**DATA SECTION:**
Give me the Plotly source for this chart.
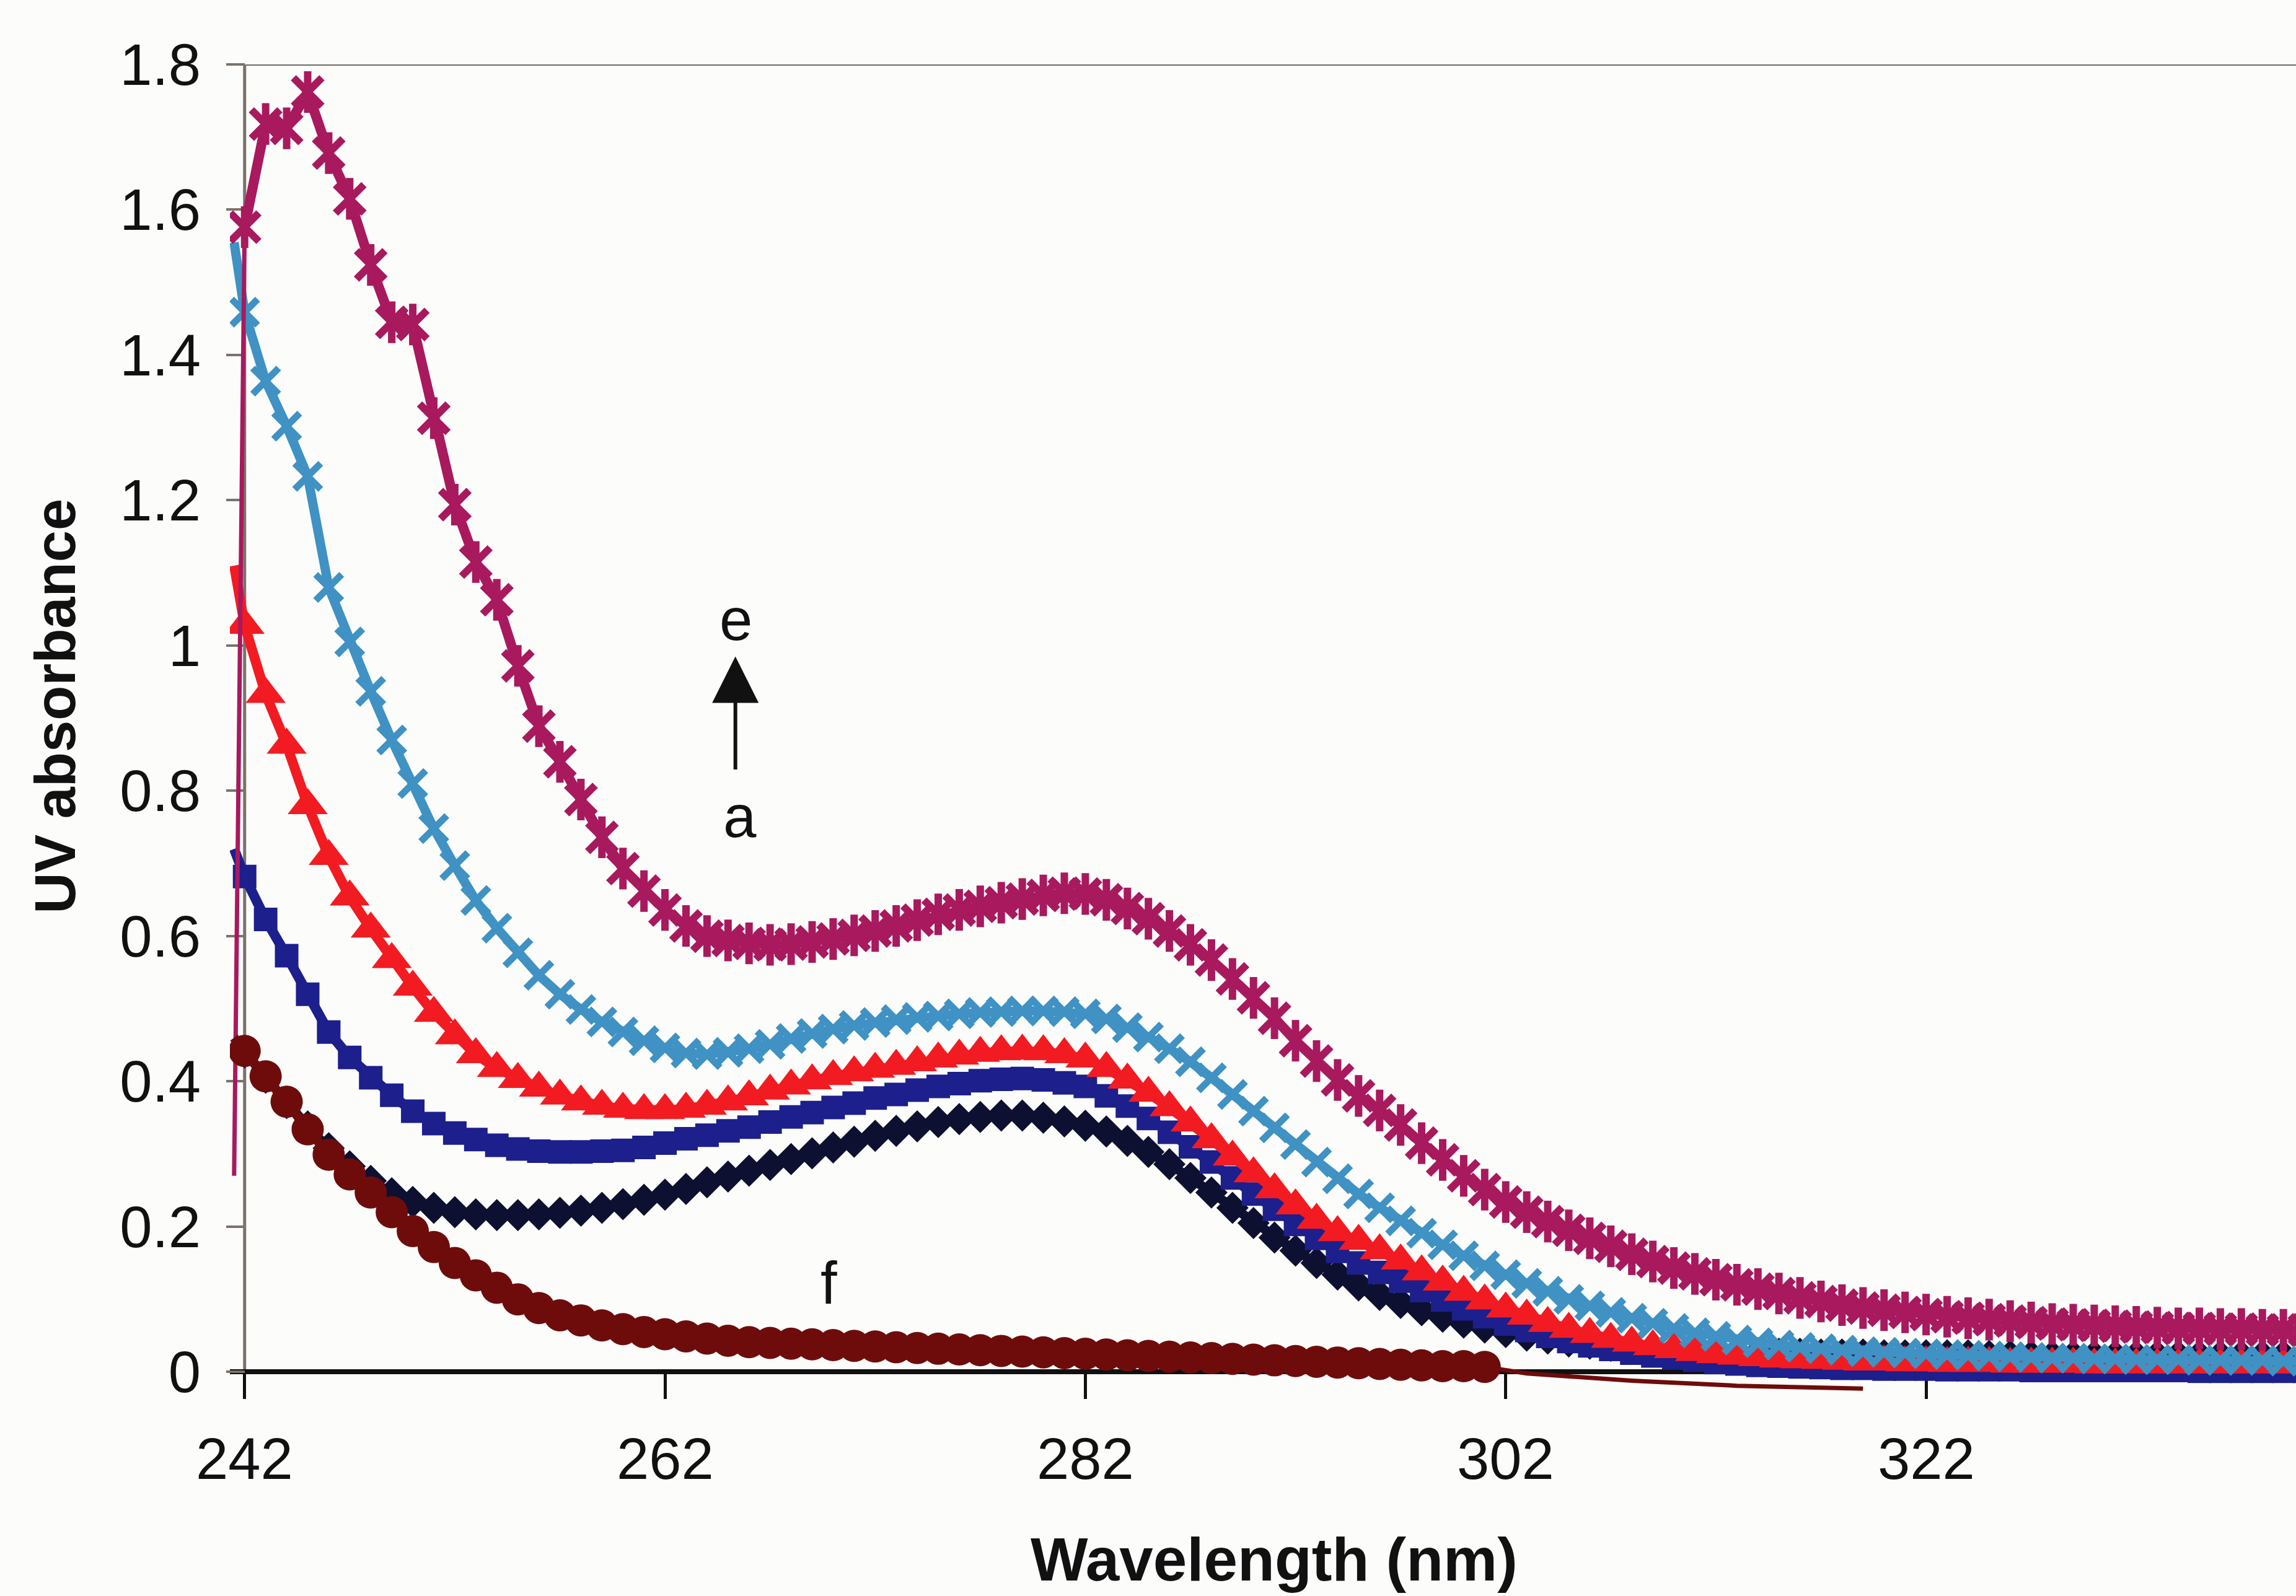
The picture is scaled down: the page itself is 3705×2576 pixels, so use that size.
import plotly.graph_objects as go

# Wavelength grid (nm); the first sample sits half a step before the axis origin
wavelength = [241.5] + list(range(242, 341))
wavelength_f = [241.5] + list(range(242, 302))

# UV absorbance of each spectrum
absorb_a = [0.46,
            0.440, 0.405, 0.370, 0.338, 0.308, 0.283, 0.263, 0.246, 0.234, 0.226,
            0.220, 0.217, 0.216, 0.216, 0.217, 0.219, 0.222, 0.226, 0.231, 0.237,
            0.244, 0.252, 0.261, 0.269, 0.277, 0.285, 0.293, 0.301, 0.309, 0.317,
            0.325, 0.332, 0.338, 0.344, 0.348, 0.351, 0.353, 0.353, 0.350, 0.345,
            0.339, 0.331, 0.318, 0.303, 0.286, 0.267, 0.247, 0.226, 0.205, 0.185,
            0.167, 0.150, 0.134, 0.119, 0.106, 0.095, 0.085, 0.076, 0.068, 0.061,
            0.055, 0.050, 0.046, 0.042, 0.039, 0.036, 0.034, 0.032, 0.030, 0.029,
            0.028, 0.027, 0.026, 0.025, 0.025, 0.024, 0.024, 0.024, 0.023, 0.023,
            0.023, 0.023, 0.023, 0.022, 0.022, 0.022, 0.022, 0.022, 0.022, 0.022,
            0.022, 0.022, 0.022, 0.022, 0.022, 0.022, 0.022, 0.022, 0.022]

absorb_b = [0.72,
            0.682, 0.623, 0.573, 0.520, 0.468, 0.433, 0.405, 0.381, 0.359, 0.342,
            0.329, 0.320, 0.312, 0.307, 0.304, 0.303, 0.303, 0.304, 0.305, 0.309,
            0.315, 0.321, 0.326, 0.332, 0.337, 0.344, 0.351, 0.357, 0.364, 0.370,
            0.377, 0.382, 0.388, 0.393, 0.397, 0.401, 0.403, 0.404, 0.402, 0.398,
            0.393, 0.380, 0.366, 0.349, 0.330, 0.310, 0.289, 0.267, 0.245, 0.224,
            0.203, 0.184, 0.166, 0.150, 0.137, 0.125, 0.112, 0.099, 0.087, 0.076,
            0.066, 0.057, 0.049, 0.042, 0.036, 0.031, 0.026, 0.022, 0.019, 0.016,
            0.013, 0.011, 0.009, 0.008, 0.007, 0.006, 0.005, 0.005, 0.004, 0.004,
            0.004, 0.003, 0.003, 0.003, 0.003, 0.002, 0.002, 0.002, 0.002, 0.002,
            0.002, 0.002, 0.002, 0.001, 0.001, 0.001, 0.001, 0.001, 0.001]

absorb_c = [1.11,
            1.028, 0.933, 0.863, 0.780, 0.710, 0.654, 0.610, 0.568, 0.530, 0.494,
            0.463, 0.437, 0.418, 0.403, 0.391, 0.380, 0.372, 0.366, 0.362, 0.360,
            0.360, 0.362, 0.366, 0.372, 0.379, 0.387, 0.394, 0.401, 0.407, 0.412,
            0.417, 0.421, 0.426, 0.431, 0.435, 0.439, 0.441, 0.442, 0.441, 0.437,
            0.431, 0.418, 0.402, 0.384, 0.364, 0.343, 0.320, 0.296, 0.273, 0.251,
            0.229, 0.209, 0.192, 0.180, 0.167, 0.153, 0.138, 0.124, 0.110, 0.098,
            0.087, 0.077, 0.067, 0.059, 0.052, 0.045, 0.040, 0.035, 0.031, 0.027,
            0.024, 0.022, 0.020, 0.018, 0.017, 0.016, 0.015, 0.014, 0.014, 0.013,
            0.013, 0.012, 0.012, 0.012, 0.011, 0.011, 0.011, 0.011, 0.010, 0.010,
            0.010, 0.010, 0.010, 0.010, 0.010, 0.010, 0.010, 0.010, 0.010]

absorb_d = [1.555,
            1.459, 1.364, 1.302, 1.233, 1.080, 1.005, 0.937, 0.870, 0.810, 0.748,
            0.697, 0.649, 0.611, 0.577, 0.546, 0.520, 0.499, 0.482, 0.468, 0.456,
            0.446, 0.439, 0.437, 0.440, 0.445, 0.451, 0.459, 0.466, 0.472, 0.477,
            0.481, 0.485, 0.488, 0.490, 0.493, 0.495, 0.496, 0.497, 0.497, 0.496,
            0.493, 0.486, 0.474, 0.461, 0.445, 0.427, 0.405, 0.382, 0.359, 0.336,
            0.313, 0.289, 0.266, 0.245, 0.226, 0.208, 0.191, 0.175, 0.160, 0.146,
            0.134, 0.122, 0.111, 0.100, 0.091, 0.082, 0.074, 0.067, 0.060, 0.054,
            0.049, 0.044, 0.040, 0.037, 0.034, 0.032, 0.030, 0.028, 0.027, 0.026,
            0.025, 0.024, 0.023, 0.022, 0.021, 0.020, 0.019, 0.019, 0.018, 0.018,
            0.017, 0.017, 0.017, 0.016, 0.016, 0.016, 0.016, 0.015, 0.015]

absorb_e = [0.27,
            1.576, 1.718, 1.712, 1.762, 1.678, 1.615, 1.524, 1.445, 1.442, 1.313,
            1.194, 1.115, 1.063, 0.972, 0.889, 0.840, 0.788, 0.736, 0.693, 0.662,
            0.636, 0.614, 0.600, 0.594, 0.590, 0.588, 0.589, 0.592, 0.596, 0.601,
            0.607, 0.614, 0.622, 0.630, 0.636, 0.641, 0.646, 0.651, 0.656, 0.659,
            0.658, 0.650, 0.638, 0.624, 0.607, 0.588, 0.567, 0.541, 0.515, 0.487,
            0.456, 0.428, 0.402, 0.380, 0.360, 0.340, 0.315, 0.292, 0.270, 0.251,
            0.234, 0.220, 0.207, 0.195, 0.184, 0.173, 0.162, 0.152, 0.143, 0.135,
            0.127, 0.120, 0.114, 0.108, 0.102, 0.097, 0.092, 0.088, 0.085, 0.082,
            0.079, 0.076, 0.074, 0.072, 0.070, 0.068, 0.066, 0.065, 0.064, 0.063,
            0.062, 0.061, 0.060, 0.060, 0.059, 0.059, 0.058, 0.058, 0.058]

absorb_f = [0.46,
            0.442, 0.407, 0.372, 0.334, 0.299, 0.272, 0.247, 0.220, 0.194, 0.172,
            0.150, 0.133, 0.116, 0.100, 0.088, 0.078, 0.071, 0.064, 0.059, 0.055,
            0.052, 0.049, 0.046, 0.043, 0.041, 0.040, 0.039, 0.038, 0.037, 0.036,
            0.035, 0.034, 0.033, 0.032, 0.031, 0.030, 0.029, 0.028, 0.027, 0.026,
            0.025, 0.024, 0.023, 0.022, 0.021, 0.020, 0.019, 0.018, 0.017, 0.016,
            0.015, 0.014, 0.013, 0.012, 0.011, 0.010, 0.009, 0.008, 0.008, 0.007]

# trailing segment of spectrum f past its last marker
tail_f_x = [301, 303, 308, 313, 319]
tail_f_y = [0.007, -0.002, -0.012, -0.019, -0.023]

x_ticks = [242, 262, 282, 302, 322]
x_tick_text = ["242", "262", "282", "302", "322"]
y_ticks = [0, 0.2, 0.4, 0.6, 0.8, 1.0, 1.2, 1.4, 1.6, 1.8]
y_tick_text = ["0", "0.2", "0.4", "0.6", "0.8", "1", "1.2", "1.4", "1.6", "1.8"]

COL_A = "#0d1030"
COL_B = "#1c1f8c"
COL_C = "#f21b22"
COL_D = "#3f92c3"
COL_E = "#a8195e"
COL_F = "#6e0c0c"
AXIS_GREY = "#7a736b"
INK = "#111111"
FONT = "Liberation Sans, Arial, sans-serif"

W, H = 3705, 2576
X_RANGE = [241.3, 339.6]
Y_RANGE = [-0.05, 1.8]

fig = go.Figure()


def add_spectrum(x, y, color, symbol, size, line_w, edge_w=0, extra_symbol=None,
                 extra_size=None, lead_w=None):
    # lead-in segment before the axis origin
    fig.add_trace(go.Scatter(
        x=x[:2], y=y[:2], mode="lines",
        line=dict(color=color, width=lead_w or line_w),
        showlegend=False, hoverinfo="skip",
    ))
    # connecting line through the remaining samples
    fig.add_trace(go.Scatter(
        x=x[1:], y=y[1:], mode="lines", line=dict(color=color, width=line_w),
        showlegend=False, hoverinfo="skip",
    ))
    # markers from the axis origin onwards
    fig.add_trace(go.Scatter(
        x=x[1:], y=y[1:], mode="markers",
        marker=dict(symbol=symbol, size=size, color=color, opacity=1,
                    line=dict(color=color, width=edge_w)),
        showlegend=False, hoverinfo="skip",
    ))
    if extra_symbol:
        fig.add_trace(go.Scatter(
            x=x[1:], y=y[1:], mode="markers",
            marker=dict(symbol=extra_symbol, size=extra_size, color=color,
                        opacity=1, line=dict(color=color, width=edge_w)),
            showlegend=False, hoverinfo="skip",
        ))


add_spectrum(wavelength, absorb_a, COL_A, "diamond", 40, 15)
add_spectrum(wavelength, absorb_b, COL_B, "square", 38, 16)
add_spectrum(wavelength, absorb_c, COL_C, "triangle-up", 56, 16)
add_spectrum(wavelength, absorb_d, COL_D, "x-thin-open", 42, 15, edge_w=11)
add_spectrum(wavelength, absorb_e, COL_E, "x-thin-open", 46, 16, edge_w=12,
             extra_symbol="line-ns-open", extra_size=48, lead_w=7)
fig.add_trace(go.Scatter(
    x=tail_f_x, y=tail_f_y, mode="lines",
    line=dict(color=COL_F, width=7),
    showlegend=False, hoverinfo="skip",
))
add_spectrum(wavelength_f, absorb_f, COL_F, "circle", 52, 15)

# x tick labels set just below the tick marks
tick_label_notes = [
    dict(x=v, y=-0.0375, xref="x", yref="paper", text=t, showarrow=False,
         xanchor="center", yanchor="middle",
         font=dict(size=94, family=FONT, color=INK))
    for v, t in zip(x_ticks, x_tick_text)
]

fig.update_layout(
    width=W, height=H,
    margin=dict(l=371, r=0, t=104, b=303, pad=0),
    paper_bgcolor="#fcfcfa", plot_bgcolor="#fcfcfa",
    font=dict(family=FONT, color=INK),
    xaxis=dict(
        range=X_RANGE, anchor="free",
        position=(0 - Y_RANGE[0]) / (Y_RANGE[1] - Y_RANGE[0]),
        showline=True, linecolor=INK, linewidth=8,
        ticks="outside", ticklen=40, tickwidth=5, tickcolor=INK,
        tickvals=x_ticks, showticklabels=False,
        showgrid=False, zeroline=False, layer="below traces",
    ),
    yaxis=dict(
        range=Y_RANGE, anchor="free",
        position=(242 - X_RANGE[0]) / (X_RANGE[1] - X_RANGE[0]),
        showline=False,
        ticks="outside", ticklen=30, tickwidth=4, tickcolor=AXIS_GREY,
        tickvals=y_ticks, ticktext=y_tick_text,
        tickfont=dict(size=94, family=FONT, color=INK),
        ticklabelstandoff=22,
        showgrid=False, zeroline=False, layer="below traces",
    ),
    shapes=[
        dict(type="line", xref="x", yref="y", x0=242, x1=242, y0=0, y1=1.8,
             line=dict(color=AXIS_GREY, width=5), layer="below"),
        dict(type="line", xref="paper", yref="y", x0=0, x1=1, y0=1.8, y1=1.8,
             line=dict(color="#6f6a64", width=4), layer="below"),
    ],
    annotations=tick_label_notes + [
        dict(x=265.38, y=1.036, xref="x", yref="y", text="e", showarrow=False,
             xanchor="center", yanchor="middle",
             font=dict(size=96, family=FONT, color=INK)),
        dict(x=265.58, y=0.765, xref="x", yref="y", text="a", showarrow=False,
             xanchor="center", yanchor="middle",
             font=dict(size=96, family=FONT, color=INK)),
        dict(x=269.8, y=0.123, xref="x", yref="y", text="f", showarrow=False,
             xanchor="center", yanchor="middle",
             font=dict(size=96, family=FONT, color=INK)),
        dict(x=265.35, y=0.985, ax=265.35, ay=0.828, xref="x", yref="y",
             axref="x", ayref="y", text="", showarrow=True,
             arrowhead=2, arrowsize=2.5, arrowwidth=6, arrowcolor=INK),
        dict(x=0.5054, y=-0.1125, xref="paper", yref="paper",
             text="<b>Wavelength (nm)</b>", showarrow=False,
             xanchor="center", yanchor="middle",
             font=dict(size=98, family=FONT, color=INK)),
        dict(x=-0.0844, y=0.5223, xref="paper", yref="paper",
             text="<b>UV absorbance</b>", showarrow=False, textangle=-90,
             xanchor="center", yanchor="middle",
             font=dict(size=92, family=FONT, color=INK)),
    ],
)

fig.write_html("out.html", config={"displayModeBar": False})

**DIRECTIONS:**
From the top of the listing above, repeat each line exactly until you reach the line containing "0.002, 0.002, 0.002, 0.001, 0.001, 0.001, 0.001, 0.001, 0.001]", and repeat that one too. Leave the pictures out.

**OUTPUT FOR THIS TASK:**
Give me the Plotly source for this chart.
The picture is scaled down: the page itself is 3705×2576 pixels, so use that size.
import plotly.graph_objects as go

# Wavelength grid (nm); the first sample sits half a step before the axis origin
wavelength = [241.5] + list(range(242, 341))
wavelength_f = [241.5] + list(range(242, 302))

# UV absorbance of each spectrum
absorb_a = [0.46,
            0.440, 0.405, 0.370, 0.338, 0.308, 0.283, 0.263, 0.246, 0.234, 0.226,
            0.220, 0.217, 0.216, 0.216, 0.217, 0.219, 0.222, 0.226, 0.231, 0.237,
            0.244, 0.252, 0.261, 0.269, 0.277, 0.285, 0.293, 0.301, 0.309, 0.317,
            0.325, 0.332, 0.338, 0.344, 0.348, 0.351, 0.353, 0.353, 0.350, 0.345,
            0.339, 0.331, 0.318, 0.303, 0.286, 0.267, 0.247, 0.226, 0.205, 0.185,
            0.167, 0.150, 0.134, 0.119, 0.106, 0.095, 0.085, 0.076, 0.068, 0.061,
            0.055, 0.050, 0.046, 0.042, 0.039, 0.036, 0.034, 0.032, 0.030, 0.029,
            0.028, 0.027, 0.026, 0.025, 0.025, 0.024, 0.024, 0.024, 0.023, 0.023,
            0.023, 0.023, 0.023, 0.022, 0.022, 0.022, 0.022, 0.022, 0.022, 0.022,
            0.022, 0.022, 0.022, 0.022, 0.022, 0.022, 0.022, 0.022, 0.022]

absorb_b = [0.72,
            0.682, 0.623, 0.573, 0.520, 0.468, 0.433, 0.405, 0.381, 0.359, 0.342,
            0.329, 0.320, 0.312, 0.307, 0.304, 0.303, 0.303, 0.304, 0.305, 0.309,
            0.315, 0.321, 0.326, 0.332, 0.337, 0.344, 0.351, 0.357, 0.364, 0.370,
            0.377, 0.382, 0.388, 0.393, 0.397, 0.401, 0.403, 0.404, 0.402, 0.398,
            0.393, 0.380, 0.366, 0.349, 0.330, 0.310, 0.289, 0.267, 0.245, 0.224,
            0.203, 0.184, 0.166, 0.150, 0.137, 0.125, 0.112, 0.099, 0.087, 0.076,
            0.066, 0.057, 0.049, 0.042, 0.036, 0.031, 0.026, 0.022, 0.019, 0.016,
            0.013, 0.011, 0.009, 0.008, 0.007, 0.006, 0.005, 0.005, 0.004, 0.004,
            0.004, 0.003, 0.003, 0.003, 0.003, 0.002, 0.002, 0.002, 0.002, 0.002,
            0.002, 0.002, 0.002, 0.001, 0.001, 0.001, 0.001, 0.001, 0.001]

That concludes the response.